8. Frame Challenges Intentionally: Context Shapes Solutions

How you frame the challenge is often why breakthroughs happen; changing the frame changes your whole direction.

Beyond the obvious. Meaningful creative opportunities often lie beneath the surface of initial observations. Learning to see beyond the obvious first problem, and instead generating needs as verbs (e.g., "to reach" instead of "a ladder"), keeps the potential for innovation open and allows for more fundamental needs to be addressed.

Scoping for discovery. Framing a project involves balancing tight constraints with room for exploration. An open-ended design challenge, like "redesign the haircut experience," allows for discovery of specific human needs and behaviors, rather than dictating a solution. This intentional ambiguity is necessary for novel ideas to emerge.

The Goldilocks challenge. Effective scoping is a "Goldilocks challenge"—finding the right amount of work to tackle, leaving enough room for creativity without being overwhelmed by options. This process hones judgment, enabling designers to adapt challenges to their context and skill level, ensuring the work is both actionable and inspiring.

9. Design with Ethical Responsibility and Foresight

Design is a use of power; recognize this, and think carefully about the effect you have on others when you wield it.
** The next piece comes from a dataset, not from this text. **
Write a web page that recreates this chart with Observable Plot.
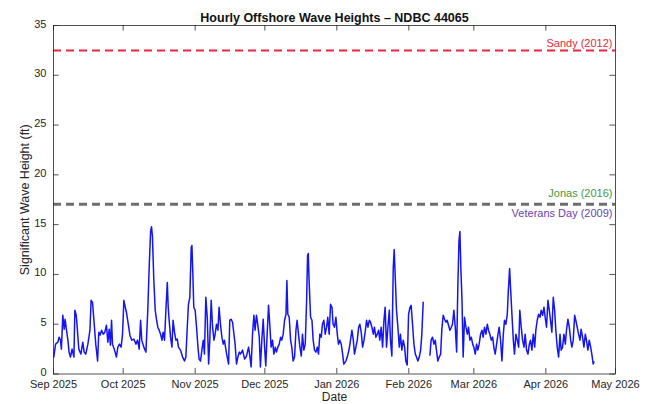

Ethics as a process. In a complex, rapidly changing world, ethical design is not about following predefined "safe" rules, but an ongoing process of learning and adaptation. Designers must put personal effort into understanding ethical tensions and conflicts, recognizing that most decisions have both positive and negative implications.

Two-client lens. Responsible design considers all stakeholders, especially those who will live with the results but may not be directly involved in the design process. Liz Ogbu's "two-client lens" highlights the responsibility to both those who commission the design and those who experience it, prioritizing benefit for communities that have experienced past harm.

Anticipate implications. Creative work inevitably creates other things, both intended and unintended. Tools like "The Futures Wheel" help designers consciously explore the many possible implications of their work—positive, negative, utopian, dystopian—long before release. This foresight allows for shaping the future toward desired outcomes and preventing harm.

10. Reflect Actively to Master Your Learning Process

Reflection is an immensely powerful tool for learning.

Action, then reflection. Reflection is the critical counterpart to action in creative work, transforming chaotic experiences into structured learning. It helps disentangle immediate feelings from considered thoughts, building new layers of interpretation and judgment about what worked and what didn't.

Chart your journey. A "Learning Journey Map" externalizes the internal process of learning, charting highs and lows over time. By documenting moments of effortless progress and challenging struggle, individuals can identify inflection points and the conditions or actions that led to turnarounds. This objective view reveals patterns in personal learning.

Consolidate growth. Regularly reflecting on changes in thinking, behaviors, and self-conceptions helps consolidate new abilities and reinforce desired directions. Whether after a project, a class, or a personal transition, this practice allows individuals to articulate their growth, understand their triggers, and intentionally create conditions for future success.